Count how many lines contain the word "diagram". Respond with the number alone.

---- Available records

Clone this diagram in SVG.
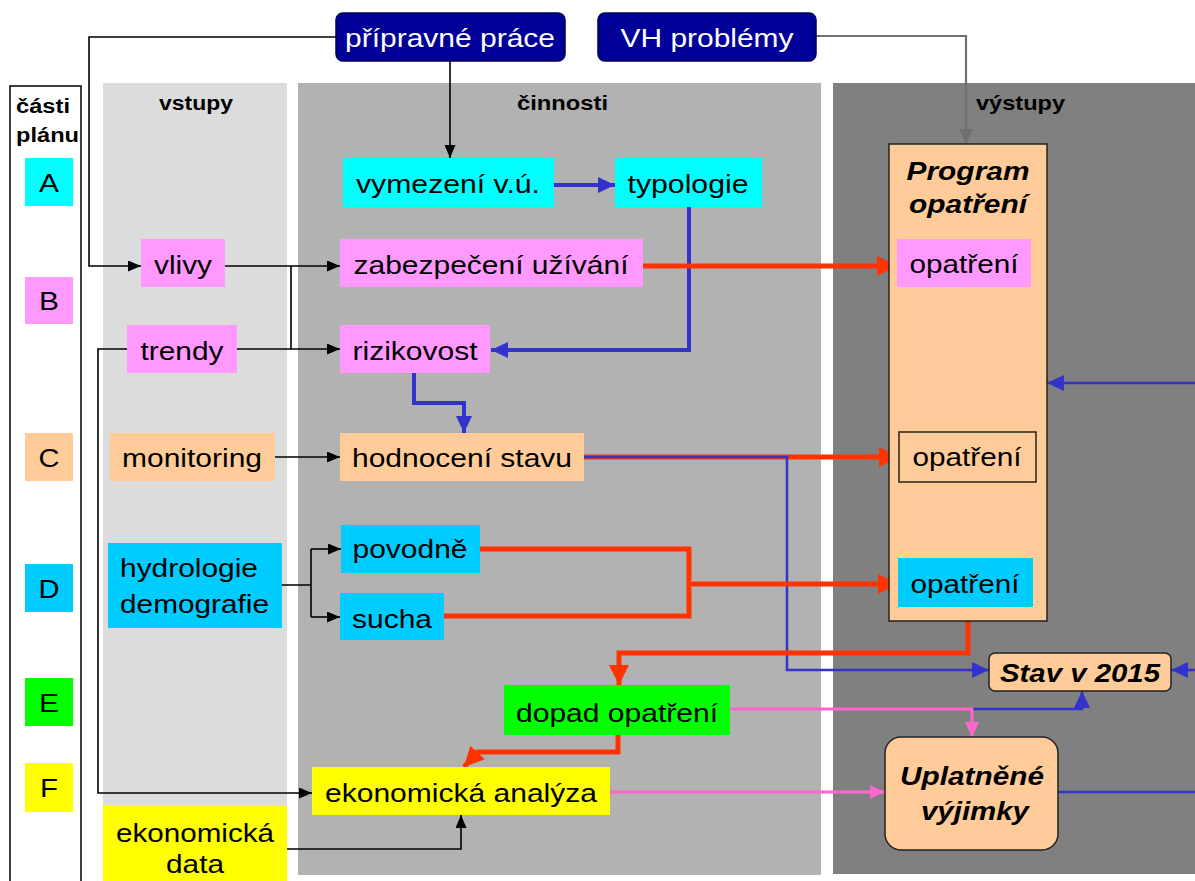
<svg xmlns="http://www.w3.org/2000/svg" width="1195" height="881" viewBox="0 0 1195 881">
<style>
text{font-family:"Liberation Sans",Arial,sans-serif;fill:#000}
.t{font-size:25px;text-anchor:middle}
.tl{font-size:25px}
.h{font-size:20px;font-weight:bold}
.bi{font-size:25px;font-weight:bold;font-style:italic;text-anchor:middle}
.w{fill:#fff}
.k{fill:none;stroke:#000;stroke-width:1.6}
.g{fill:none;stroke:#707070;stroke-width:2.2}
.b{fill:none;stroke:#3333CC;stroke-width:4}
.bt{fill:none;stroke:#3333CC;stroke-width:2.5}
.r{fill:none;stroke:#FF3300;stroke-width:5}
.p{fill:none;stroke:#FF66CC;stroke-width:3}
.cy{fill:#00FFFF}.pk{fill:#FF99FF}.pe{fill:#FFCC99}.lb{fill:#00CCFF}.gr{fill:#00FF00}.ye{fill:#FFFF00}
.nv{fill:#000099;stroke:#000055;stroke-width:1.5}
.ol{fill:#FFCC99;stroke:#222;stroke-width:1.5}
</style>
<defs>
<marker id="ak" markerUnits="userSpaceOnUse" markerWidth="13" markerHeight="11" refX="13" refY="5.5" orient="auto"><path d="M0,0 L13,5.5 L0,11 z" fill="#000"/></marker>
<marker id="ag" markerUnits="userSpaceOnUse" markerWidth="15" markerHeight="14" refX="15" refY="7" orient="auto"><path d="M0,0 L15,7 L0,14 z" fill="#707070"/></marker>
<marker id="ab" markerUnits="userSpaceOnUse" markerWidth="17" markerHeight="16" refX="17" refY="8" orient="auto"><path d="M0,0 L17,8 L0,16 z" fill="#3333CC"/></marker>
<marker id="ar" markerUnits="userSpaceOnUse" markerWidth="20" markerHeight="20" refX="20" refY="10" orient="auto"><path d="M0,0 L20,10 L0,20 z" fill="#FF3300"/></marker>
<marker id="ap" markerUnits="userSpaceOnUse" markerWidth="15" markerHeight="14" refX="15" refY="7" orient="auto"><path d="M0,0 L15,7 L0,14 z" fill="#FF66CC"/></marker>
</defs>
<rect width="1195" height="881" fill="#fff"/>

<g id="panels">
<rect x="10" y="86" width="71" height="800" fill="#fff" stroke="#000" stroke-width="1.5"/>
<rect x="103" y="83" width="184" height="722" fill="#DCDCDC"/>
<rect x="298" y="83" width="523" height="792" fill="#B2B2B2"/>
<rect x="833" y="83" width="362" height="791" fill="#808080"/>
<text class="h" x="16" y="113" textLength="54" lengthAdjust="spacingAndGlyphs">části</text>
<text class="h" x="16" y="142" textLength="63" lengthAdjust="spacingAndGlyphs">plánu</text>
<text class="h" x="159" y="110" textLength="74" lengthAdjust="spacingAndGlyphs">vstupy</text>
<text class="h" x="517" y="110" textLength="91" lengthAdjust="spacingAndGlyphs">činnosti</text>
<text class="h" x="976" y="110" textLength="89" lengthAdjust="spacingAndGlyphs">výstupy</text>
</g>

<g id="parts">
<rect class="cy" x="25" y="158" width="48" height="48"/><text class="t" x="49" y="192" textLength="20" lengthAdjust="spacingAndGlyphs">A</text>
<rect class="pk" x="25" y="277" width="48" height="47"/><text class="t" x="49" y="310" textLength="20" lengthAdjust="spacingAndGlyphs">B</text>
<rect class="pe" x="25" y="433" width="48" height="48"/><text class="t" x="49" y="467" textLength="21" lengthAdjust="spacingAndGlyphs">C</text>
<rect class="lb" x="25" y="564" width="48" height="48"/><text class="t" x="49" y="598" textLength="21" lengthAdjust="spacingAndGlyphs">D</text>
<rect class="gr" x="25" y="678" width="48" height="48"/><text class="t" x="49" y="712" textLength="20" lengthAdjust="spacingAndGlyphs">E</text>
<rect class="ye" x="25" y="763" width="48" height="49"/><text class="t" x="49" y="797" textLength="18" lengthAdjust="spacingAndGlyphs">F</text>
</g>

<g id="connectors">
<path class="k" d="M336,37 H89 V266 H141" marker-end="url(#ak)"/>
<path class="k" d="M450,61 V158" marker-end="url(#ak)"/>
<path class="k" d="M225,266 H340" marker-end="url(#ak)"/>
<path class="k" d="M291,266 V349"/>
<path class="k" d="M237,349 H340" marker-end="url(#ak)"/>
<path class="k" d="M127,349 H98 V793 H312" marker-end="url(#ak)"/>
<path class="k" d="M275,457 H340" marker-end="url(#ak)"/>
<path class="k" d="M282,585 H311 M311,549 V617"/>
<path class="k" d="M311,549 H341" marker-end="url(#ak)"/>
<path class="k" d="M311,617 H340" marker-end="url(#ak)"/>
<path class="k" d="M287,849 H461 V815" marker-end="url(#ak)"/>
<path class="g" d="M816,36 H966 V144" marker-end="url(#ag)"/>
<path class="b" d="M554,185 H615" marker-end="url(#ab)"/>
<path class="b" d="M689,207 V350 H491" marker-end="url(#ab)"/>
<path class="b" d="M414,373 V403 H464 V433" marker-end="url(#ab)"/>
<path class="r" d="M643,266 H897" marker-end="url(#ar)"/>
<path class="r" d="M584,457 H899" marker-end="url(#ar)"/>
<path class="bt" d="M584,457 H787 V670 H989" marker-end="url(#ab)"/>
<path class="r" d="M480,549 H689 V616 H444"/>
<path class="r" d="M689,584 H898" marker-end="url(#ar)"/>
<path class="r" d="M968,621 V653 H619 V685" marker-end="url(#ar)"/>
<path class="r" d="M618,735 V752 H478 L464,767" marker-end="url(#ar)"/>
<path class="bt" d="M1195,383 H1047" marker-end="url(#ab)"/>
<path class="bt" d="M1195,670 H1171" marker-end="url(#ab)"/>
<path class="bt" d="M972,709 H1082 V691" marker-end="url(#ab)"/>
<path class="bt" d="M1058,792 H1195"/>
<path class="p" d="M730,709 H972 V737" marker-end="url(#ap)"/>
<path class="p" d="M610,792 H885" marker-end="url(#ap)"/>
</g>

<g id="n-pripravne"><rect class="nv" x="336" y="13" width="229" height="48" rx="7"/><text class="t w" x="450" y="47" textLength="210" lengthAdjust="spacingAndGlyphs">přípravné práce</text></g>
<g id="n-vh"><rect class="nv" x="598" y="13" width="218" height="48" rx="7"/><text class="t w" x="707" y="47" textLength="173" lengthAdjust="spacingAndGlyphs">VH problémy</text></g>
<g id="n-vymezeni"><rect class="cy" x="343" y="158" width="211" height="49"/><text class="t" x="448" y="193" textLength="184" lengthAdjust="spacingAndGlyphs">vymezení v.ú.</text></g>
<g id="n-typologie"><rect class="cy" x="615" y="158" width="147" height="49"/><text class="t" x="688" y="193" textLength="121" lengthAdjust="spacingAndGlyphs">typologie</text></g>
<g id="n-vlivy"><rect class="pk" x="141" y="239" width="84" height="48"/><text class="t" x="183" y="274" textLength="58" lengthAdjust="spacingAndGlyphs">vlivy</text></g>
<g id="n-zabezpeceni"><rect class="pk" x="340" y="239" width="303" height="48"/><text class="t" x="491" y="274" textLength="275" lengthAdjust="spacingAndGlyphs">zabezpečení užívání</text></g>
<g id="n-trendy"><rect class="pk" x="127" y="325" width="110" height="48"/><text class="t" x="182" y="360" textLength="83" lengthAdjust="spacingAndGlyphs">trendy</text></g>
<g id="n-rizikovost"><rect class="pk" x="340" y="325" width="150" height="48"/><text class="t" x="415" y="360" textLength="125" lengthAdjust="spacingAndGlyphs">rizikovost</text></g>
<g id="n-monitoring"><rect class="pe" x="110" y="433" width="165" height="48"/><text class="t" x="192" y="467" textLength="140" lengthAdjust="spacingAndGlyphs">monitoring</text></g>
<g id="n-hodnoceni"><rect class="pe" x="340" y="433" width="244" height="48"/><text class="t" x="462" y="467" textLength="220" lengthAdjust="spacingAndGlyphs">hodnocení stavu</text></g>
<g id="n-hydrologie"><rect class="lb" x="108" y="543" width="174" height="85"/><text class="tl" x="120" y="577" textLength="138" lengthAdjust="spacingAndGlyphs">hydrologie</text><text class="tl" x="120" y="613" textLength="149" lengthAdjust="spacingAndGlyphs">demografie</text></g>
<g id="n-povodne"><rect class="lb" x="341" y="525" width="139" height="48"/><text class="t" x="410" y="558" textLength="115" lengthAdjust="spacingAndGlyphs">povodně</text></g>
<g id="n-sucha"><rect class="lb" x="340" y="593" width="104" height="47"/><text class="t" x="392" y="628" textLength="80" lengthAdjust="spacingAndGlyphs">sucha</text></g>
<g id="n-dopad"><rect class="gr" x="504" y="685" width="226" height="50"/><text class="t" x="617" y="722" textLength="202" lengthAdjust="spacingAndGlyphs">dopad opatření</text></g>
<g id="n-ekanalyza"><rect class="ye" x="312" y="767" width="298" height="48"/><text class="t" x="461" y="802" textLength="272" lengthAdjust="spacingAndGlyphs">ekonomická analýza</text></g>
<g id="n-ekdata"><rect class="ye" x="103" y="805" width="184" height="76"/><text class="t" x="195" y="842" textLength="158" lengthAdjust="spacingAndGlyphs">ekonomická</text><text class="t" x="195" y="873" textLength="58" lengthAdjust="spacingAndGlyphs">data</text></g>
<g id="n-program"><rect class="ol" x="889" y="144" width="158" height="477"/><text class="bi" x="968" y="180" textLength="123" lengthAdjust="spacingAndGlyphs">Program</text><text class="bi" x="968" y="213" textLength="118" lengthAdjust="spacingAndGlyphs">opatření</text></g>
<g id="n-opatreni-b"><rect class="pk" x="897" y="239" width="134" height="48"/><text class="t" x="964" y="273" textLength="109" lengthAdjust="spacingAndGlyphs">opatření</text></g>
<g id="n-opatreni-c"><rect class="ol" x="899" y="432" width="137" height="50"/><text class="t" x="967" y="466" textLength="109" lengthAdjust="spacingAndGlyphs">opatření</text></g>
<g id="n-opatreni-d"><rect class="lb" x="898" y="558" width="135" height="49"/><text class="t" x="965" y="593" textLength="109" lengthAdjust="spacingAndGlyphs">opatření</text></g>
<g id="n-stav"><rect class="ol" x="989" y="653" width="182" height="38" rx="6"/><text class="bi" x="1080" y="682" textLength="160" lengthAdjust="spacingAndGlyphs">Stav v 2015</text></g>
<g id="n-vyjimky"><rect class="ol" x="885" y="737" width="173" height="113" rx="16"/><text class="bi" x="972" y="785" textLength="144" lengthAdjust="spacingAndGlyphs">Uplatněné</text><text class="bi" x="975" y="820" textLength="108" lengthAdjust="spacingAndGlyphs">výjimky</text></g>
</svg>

--------
---- Available records

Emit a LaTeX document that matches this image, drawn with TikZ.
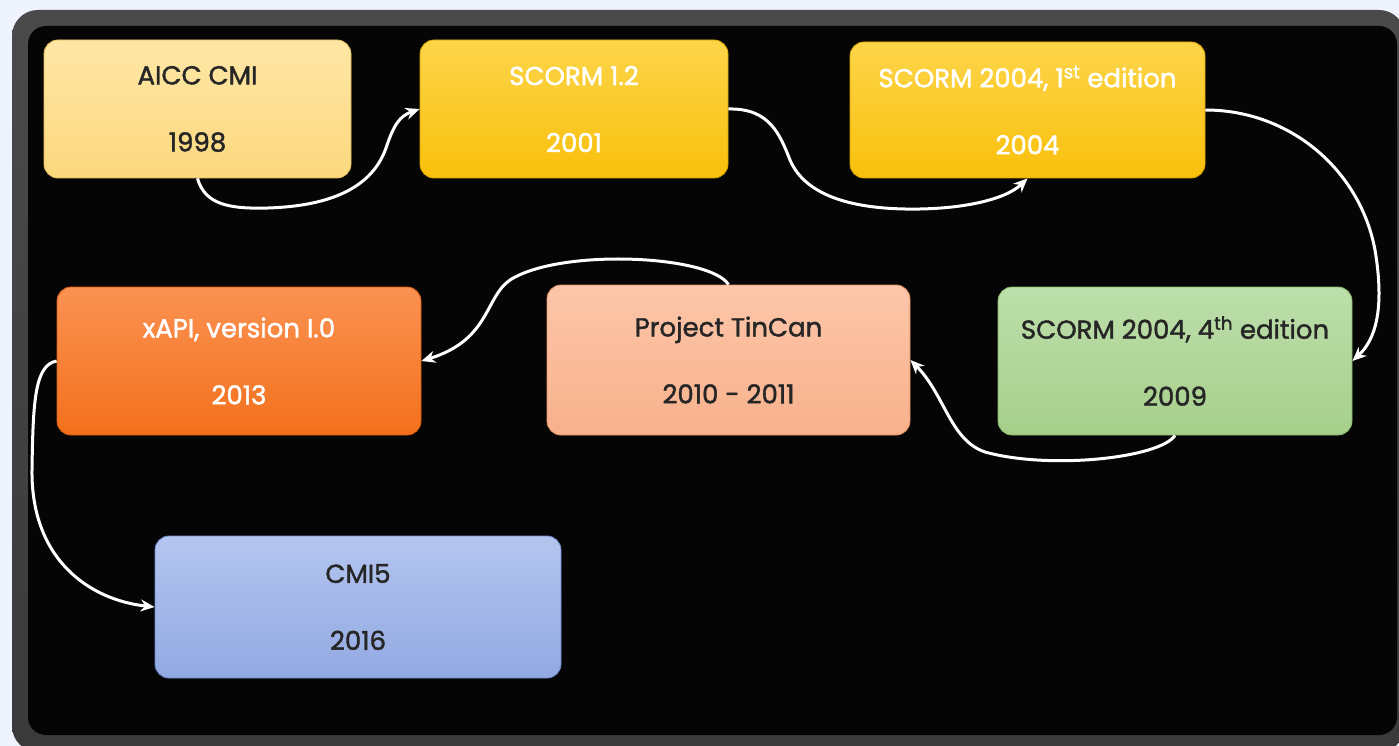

--------
---- Available records

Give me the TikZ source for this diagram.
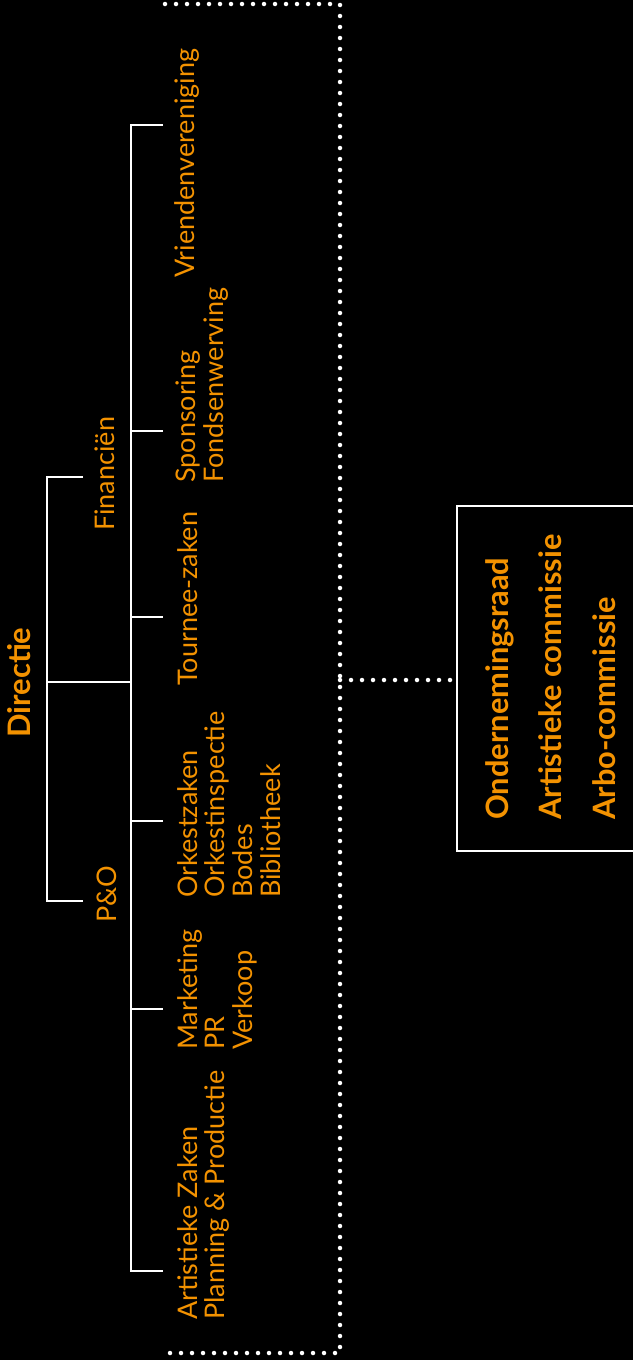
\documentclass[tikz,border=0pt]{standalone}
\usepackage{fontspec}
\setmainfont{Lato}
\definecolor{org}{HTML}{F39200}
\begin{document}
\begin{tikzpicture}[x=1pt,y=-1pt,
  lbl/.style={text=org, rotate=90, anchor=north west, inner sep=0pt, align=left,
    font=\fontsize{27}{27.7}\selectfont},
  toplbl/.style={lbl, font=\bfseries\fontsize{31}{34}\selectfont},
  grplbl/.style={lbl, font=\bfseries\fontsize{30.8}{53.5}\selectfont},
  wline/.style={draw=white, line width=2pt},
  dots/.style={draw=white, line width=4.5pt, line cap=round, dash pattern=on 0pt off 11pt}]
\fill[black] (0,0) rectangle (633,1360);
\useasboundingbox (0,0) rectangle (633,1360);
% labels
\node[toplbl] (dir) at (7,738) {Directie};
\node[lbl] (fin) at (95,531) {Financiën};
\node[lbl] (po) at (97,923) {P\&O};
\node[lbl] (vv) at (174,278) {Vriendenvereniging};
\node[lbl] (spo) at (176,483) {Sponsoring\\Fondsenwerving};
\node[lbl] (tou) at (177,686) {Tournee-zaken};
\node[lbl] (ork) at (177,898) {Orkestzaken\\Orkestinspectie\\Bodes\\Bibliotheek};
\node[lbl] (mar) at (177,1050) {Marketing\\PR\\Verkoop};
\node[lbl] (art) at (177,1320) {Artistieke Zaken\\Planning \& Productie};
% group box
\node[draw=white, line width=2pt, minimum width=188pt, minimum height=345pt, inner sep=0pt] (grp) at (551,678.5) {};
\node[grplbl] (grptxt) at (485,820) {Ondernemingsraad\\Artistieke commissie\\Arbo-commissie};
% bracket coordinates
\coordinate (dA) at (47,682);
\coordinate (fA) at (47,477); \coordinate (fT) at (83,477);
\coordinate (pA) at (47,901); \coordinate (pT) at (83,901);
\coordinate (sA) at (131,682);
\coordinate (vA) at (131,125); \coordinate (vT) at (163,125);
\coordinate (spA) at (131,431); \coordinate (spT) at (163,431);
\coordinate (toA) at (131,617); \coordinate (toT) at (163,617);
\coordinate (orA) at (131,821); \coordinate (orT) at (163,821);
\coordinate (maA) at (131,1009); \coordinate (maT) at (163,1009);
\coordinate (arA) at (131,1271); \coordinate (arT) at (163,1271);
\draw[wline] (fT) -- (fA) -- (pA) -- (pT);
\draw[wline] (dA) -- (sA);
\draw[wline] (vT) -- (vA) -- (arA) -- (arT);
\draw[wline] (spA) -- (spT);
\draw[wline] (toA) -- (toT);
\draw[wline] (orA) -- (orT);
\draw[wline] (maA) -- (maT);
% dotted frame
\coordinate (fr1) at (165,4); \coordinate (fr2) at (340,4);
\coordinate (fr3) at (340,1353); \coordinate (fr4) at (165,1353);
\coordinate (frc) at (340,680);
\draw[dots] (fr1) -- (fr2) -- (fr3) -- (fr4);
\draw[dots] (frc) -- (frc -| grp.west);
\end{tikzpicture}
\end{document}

--------

Result of this exercise
2